I am particularly keen on your point about leveraging the network people bring to bear on projects. Part of the strength of that is also the knowledge and influence that is behind members of the team -- even if those people are not physically part of the team.
Maybe they are partners who work outside the organization on projects for the organization. In some cases they may be members of the larger conversation, which includes customers.
Valeria
Posted by: Valeria Maltoni | October 10, 2006 at 08:28 AM
Patrick Lencioni has a related observation in the latest Table Group newsletter. He talks about being involved in selecting a team for a youth soccer league where he was looking for a different kind of talent than just individual domain skill.
What is problematic with conceptualizing teamwork as a talent?
I have a vague recollection of some research a long while back that looked a people who didn't seem to be superstars in terms of productivity but who had key roles in making the team effective.
Posted by: Don Cox | October 10, 2006 at 06:51 AM
If a software company wants to hire a great team, I know four excellent programmers, who worked well as a team, who are looking for a gig.
Posted by: keith ray | October 10, 2006 at 06:35 AM
Ann,
Your qualifying point is essential. Even the best team will be turned into a group of incompetent idiots in a bad system. Thanks for brining that up.

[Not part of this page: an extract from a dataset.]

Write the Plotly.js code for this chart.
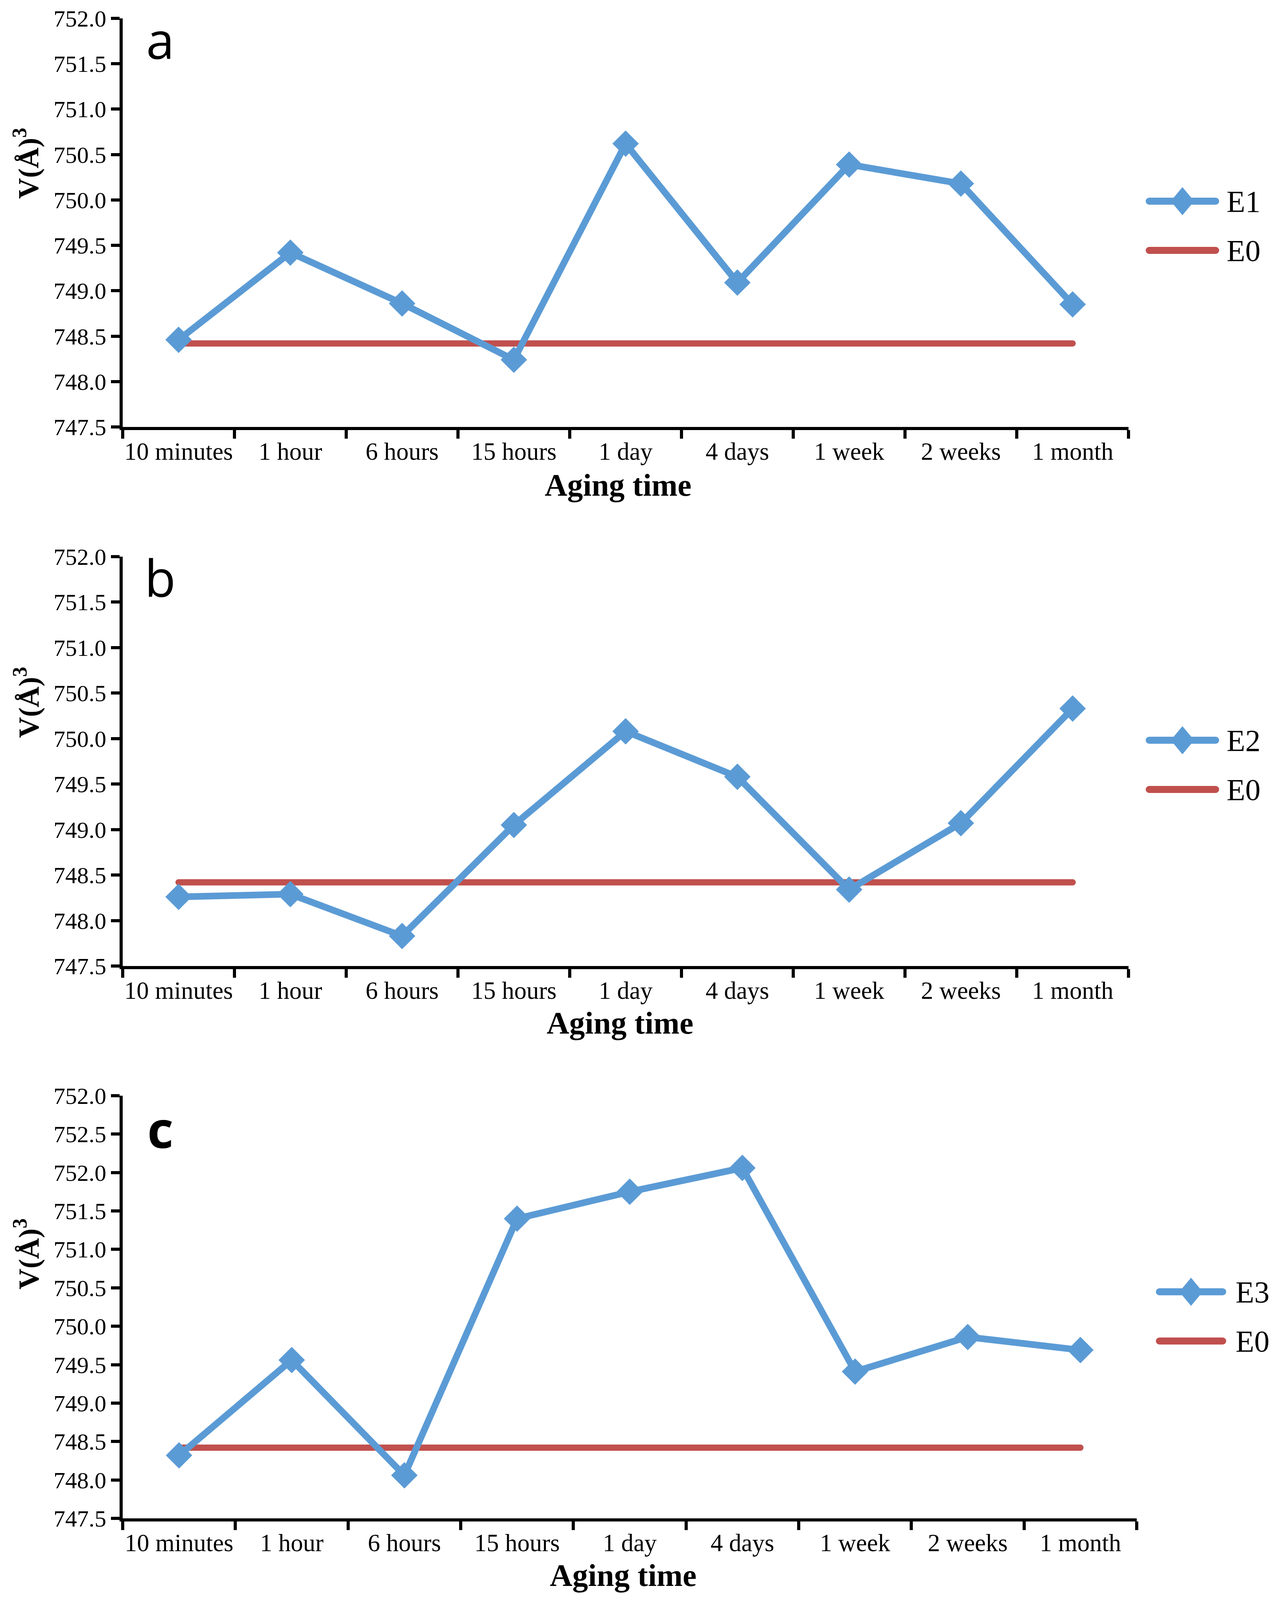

Posted by: Bob Sutton | October 09, 2006 at 06:13 PM
Bob -
This is a very interesting point. I'm finding that I've actually stopped calling myself an independent consultant because so many of my prior team mates are out on their own as well.
I may not be part of a company, but I'm part of a proven team and when I can find work that brings in several of us together we're always more productive.
The only qualifying point I would make here is that the systems, processes, and culture in place in an organization also has a tremendous impact on how well a new hire (or I would suppose a newly hired team) will fare.
There was an article about that in HBR a while back - I'll have to see if I can find the reference.